§ **WHAT YOU SHOULD DO**
Repeat only the lines below that run from the line with "Convert this chart to D3.js code." to the line with "0.106, 0.075, 0.140];", ends included; skip every picture.

Dataset records:
____________________

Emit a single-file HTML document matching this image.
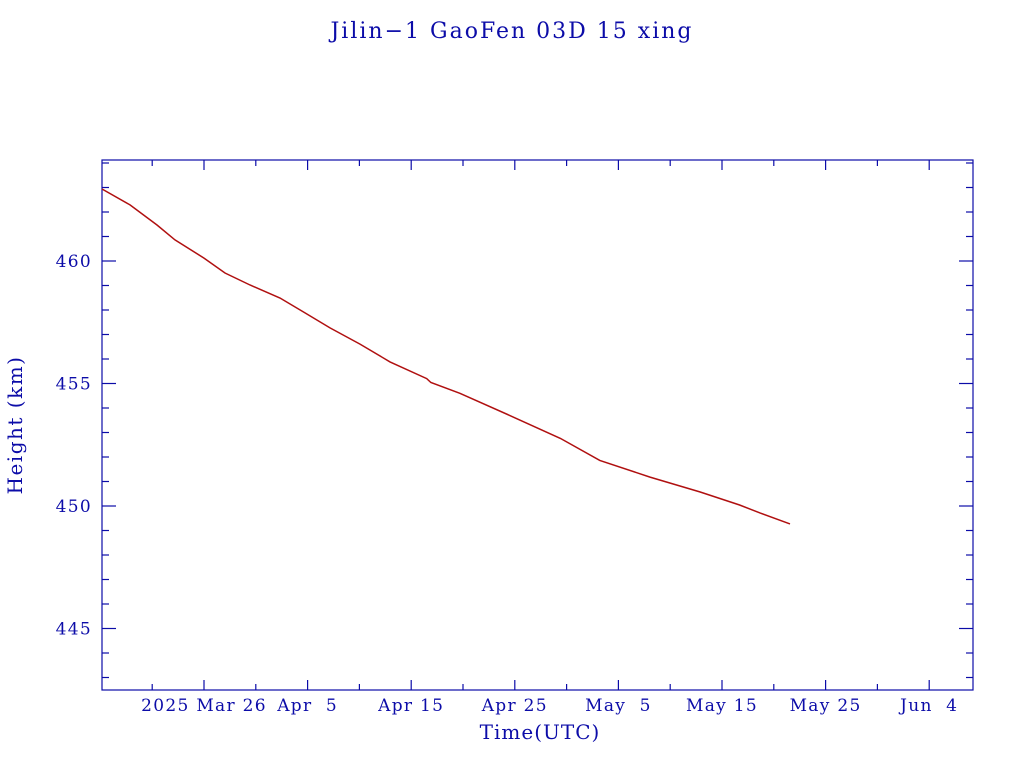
<!DOCTYPE html>
<html><head><meta charset="utf-8"><style>
body{margin:0;background:#fff;}
svg text{font-family:"DejaVu Serif","Liberation Serif",serif;fill:#0c0ca8;}
</style></head><body>
<svg width="1024" height="768">
<text x="512" y="38" text-anchor="middle" font-size="22" letter-spacing="2">Jilin−1 GaoFen 03D 15 xing</text>
<rect x="102" y="160" width="871" height="530" fill="none" stroke="#0c0ca8" stroke-width="1.2"/>
<g id="ticks"></g>
<path id="line" fill="none" stroke="#b01010" stroke-width="1.5"/>
<text x="540" y="739" text-anchor="middle" font-size="20" letter-spacing="1">Time(UTC)</text>
<text transform="translate(22,425) rotate(-90)" text-anchor="middle" font-size="20" letter-spacing="1.5">Height (km)</text>
</svg>
<script>
// days relative to 2025 Mar 26
const days=[-9.85,-7.14,-4.54,-2.8,0,2.03,4.44,7.34,9.75,12.16,15.06,17.95,21.5,21.9,24.7,29.5,34.4,38.2,43.05,47.9,51.7,53.7,56.56];
const heights=[462.94,462.29,461.47,460.86,460.12,459.51,459.02,458.49,457.88,457.27,456.61,455.88,455.2,455.04,454.6,453.7,452.76,451.86,451.18,450.57,450.04,449.71,449.27];
const xTickDays=[0,10,20,30,40,50,60,70];
const xTickLabels=["2025 Mar 26","Apr  5","Apr 15","Apr 25","May  5","May 15","May 25","Jun  4"];
const yTicks=[445,450,455,460];
const X=d=>204+d*10.36;
const Y=v=>261-(v-460)*24.5;
const NS="http://www.w3.org/2000/svg";
const g=document.getElementById('ticks');
function ln(x1,y1,x2,y2,name){const l=document.createElementNS(NS,'line');
l.setAttribute('x1',x1);l.setAttribute('y1',y1);l.setAttribute('x2',x2);l.setAttribute('y2',y2);
l.setAttribute('stroke','#0c0ca8');l.setAttribute('stroke-width','1.2');


g.appendChild(l);}
function tx(x,y,s,anchor,name){const t=document.createElementNS(NS,'text');
t.setAttribute('x',x);t.setAttribute('y',y);t.setAttribute('text-anchor',anchor);t.setAttribute('font-size','17');
t.setAttribute('letter-spacing','1.3');
t.setAttribute('xml:space','preserve');t.style.whiteSpace='pre';t.textContent=s;


g.appendChild(t);}
for(let d=-10;d<=75;d+=5){const x=X(d);if(x<=102||x>=973)continue;const major=d%10===0;const L=major?10:6;
ln(x,690,x,690-L,'x-tick');ln(x,160,x,160+L,'x-tick');}
xTickDays.forEach((d,i)=>tx(X(d),711,xTickLabels[i],'middle','x-tick-label'));
for(let v=443;v<=464;v++){const y=Y(v);if(y<160||y>690)continue;const major=v%5===0;const L=major?14:7;
ln(102,y,102+L,y,'y-tick');ln(973,y,973-L,y,'y-tick');}
yTicks.forEach(v=>tx(92,Y(v)+6,String(v),'end','y-tick-label'));
document.getElementById('line').setAttribute('d',days.map((d,i)=>(i?'L':'M')+X(d).toFixed(1)+','+Y(heights[i]).toFixed(1)).join(''));
</script>
</body></html>
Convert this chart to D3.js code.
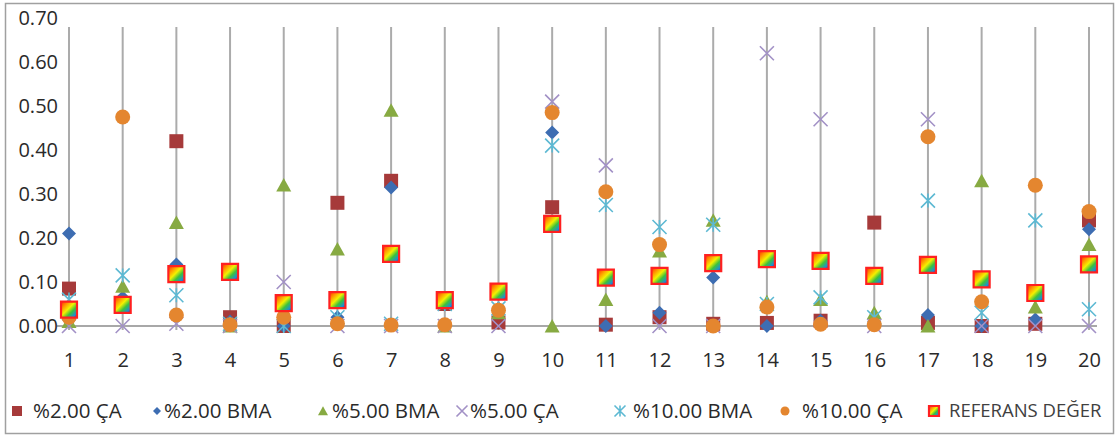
<!DOCTYPE html>
<html>
<head>
<meta charset="utf-8">
<script src="https://cdn.jsdelivr.net/npm/d3@7"></script>
<style>
  html, body { margin: 0; padding: 0; background: #fff; }
  svg { display: block; font-family: "Open Sans", "Noto Sans", sans-serif; }
</style>
</head>
<body>
<svg id="chart" width="1116" height="435"></svg>
<script>
// Category labels (sample numbers 1..20)
const categories = ["1","2","3","4","5","6","7","8","9","10","11","12","13","14","15","16","17","18","19","20"];

// Series values per category
const ca2   = [0.085, 0.050, 0.420, 0.020, 0.000, 0.280, 0.330, 0.050, 0.008, 0.270, 0.003, 0.020, 0.005, 0.007, 0.012, 0.235, 0.007, 0.000, 0.005, 0.240];
const bma2  = [0.210, 0.065, 0.140, 0.010, 0.000, 0.020, 0.315, 0.050, 0.040, 0.440, 0.000, 0.030, 0.110, 0.000, 0.012, 0.010, 0.025, 0.000, 0.015, 0.220];
const bma5  = [0.010, 0.090, 0.235, 0.000, 0.320, 0.175, 0.490, 0.000, 0.030, 0.000, 0.060, 0.170, 0.240, 0.055, 0.060, 0.030, 0.000, 0.330, 0.043, 0.185];
const ca5   = [0.000, 0.000, 0.005, 0.000, 0.100, 0.000, 0.000, 0.000, 0.000, 0.510, 0.365, 0.000, 0.000, 0.620, 0.470, 0.000, 0.470, 0.000, 0.000, 0.000];
const bma10 = [0.060, 0.115, 0.070, 0.005, 0.000, 0.020, 0.005, 0.050, 0.040, 0.410, 0.275, 0.225, 0.230, 0.050, 0.065, 0.020, 0.285, 0.030, 0.240, 0.038];
const ca10  = [0.020, 0.475, 0.025, 0.003, 0.020, 0.005, 0.002, 0.003, 0.036, 0.485, 0.305, 0.185, 0.000, 0.043, 0.004, 0.003, 0.430, 0.055, 0.320, 0.260];
const ref   = [0.037, 0.048, 0.118, 0.123, 0.052, 0.059, 0.164, 0.059, 0.078, 0.232, 0.110, 0.114, 0.143, 0.152, 0.148, 0.114, 0.139, 0.106, 0.075, 0.140];

// Series names as shown in the legend
const seriesNames = ["%2.00 ÇA", "%2.00 BMA", "%5.00 BMA", "%5.00 ÇA", "%10.00 BMA", "%10.00 ÇA", "REFERANS DEĞER"];

// Y-axis tick values
const yTicks = [0, 0.1, 0.2, 0.3, 0.4, 0.5, 0.6, 0.7];

const svg = d3.select("#chart");
const W = 1116, H = 435;

// Gradient fill for the reference marker
const defs = svg.append("defs");
const grad = defs.append("linearGradient").attr("id", "rainbow")
  .attr("x1", "0%").attr("y1", "0%").attr("x2", "100%").attr("y2", "100%");
[["0%", "#ff2a00"], ["25%", "#ff9a00"], ["45%", "#f4f000"], ["65%", "#3cc23c"], ["85%", "#1e8fd0"], ["100%", "#2040b0"]]
  .forEach(([o, c]) => grad.append("stop").attr("offset", o).attr("stop-color", c));

// Outer frame
svg.append("rect").attr("x", 5.5).attr("y", 3.5).attr("width", W - 8).attr("height", H - 5)
  .attr("fill", "#fff").attr("stroke", "#a0a0a0").attr("stroke-width", 1.5);

const x = d3.scalePoint().domain(categories).range([69, 1089]);
const y = d3.scaleLinear().domain([0, 0.7]).range([326, 18]);

// Vertical gridlines at each category
svg.append("g").selectAll("line").data(categories).join("line")
  .attr("x1", d => x(d)).attr("x2", d => x(d))
  .attr("y1", 27).attr("y2", y(0) + 4)
  .attr("stroke", "#ababab").attr("stroke-width", 2);

// Horizontal baseline
svg.append("line").attr("x1", 57).attr("x2", 1097).attr("y1", y(0)).attr("y2", y(0))
  .attr("stroke", "#a8a8a8").attr("stroke-width", 2);

const labelFont = "'Open Sans', sans-serif";

// Y-axis labels
const yAxis = d3.axisLeft(y).tickValues(yTicks).tickFormat(d3.format(".2f")).tickSize(0).tickPadding(0);
const gy = svg.append("g").attr("transform", "translate(58,0)").call(yAxis);
gy.select(".domain").remove();
gy.selectAll("text").attr("font-size", 20).attr("fill", "#2a2a2a").attr("font-family", labelFont);

// X-axis labels
const xAxis = d3.axisBottom(x).tickSize(0).tickPadding(0);
const gx = svg.append("g").attr("transform", `translate(0,${y(0) + 34})`).call(xAxis);
gx.select(".domain").remove();
gx.selectAll("text").attr("font-size", 20).attr("fill", "#2a2a2a")
  .attr("font-family", labelFont).attr("dy", "0.35em");

// Marker shape generators (centered at 0,0)
function squarePath(s) { const h = s / 2; return `M${-h},${-h}H${h}V${h}H${-h}Z`; }
function diamondPath(s) { const h = s / 2; return `M0,${-h}L${h},0L0,${h}L${-h},0Z`; }
function trianglePath(s) { const h = s / 2; return `M0,${-h * 0.95}L${h},${h * 0.85}L${-h},${h * 0.85}Z`; }
function crossPath(s) { const h = s / 2; return `M${-h},${-h}L${h},${h}M${h},${-h}L${-h},${h}`; }
function starPath(s) { const h = s / 2; return `M${-h},${-h}L${h},${h}M${h},${-h}L${-h},${h}M0,${-h}V${h}`; }

const series = [
  { name: seriesNames[0], values: ca2,   kind: "square",   color: "#a63a3a" },
  { name: seriesNames[1], values: bma2,  kind: "diamond",  color: "#3d6db2" },
  { name: seriesNames[2], values: bma5,  kind: "triangle", color: "#87aa42" },
  { name: seriesNames[3], values: ca5,   kind: "cross",    color: "#a291c6" },
  { name: seriesNames[4], values: bma10, kind: "star",     color: "#5db9d3" },
  { name: seriesNames[5], values: ca10,  kind: "circle",   color: "#e4862f" },
  { name: seriesNames[6], values: ref,   kind: "ref",      color: "#ff2020" }
];

function drawMarker(g, kind, color, size) {
  switch (kind) {
    case "square":   g.append("path").attr("d", squarePath(size)).attr("fill", color); break;
    case "diamond":  g.append("path").attr("d", diamondPath(size)).attr("fill", color); break;
    case "triangle": g.append("path").attr("d", trianglePath(size)).attr("fill", color); break;
    case "cross":    g.append("path").attr("d", crossPath(size)).attr("fill", "none").attr("stroke", color).attr("stroke-width", 1.6); break;
    case "star":     g.append("path").attr("d", starPath(size)).attr("fill", "none").attr("stroke", color).attr("stroke-width", 1.6); break;
    case "circle":   g.append("circle").attr("r", size / 2).attr("fill", color); break;
    case "ref":
      g.append("path").attr("d", squarePath(size)).attr("fill", "url(#rainbow)")
        .attr("stroke", color).attr("stroke-width", 2.2);
      break;
  }
}

const plotSizes = { square: 14, diamond: 14, triangle: 15, cross: 14, star: 14, circle: 15, ref: 16 };
const legendSizes = { square: 10, diamond: 8, triangle: 10, cross: 11, star: 11, circle: 9, ref: 10 };

// Data markers, one group per series in drawing order
series.forEach(s => {
  const g = svg.append("g").attr("class", "series");
  categories.forEach((c, i) => {
    const m = g.append("g").attr("transform", `translate(${x(c)},${y(s.values[i])})`);
    drawMarker(m, s.kind, s.color, plotSizes[s.kind]);
  });
});

// Legend
const legendIconX = [17, 157, 323, 462, 620, 785, 934];
const legendTextX = [33, 164, 332, 470, 633, 802, 949];
const legendY = 411;
const lg = svg.append("g").attr("class", "legend");
series.forEach((s, i) => {
  const m = lg.append("g").attr("transform", `translate(${legendIconX[i]},${legendY})`);
  drawMarker(m, s.kind, s.color, legendSizes[s.kind]);
  lg.append("text").attr("x", legendTextX[i]).attr("y", legendY).attr("dy", "0.35em")
    .attr("font-size", s.kind === "ref" ? 18.5 : 20.5)
    .attr("fill", s.kind === "ref" ? "#404040" : "#2a2a2a")
    .attr("font-family", labelFont)
    .text(s.name);
});
</script>
</body>
</html>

____________________

§ **RESULT**
Convert this chart to D3.js code.
<!DOCTYPE html>
<html>
<head>
<meta charset="utf-8">
<script src="https://cdn.jsdelivr.net/npm/d3@7"></script>
<style>
  html, body { margin: 0; padding: 0; background: #fff; }
  svg { display: block; font-family: "Open Sans", "Noto Sans", sans-serif; }
</style>
</head>
<body>
<svg id="chart" width="1116" height="435"></svg>
<script>
// Category labels (sample numbers 1..20)
const categories = ["1","2","3","4","5","6","7","8","9","10","11","12","13","14","15","16","17","18","19","20"];

// Series values per category
const ca2   = [0.085, 0.050, 0.420, 0.020, 0.000, 0.280, 0.330, 0.050, 0.008, 0.270, 0.003, 0.020, 0.005, 0.007, 0.012, 0.235, 0.007, 0.000, 0.005, 0.240];
const bma2  = [0.210, 0.065, 0.140, 0.010, 0.000, 0.020, 0.315, 0.050, 0.040, 0.440, 0.000, 0.030, 0.110, 0.000, 0.012, 0.010, 0.025, 0.000, 0.015, 0.220];
const bma5  = [0.010, 0.090, 0.235, 0.000, 0.320, 0.175, 0.490, 0.000, 0.030, 0.000, 0.060, 0.170, 0.240, 0.055, 0.060, 0.030, 0.000, 0.330, 0.043, 0.185];
const ca5   = [0.000, 0.000, 0.005, 0.000, 0.100, 0.000, 0.000, 0.000, 0.000, 0.510, 0.365, 0.000, 0.000, 0.620, 0.470, 0.000, 0.470, 0.000, 0.000, 0.000];
const bma10 = [0.060, 0.115, 0.070, 0.005, 0.000, 0.020, 0.005, 0.050, 0.040, 0.410, 0.275, 0.225, 0.230, 0.050, 0.065, 0.020, 0.285, 0.030, 0.240, 0.038];
const ca10  = [0.020, 0.475, 0.025, 0.003, 0.020, 0.005, 0.002, 0.003, 0.036, 0.485, 0.305, 0.185, 0.000, 0.043, 0.004, 0.003, 0.430, 0.055, 0.320, 0.260];
const ref   = [0.037, 0.048, 0.118, 0.123, 0.052, 0.059, 0.164, 0.059, 0.078, 0.232, 0.110, 0.114, 0.143, 0.152, 0.148, 0.114, 0.139, 0.106, 0.075, 0.140];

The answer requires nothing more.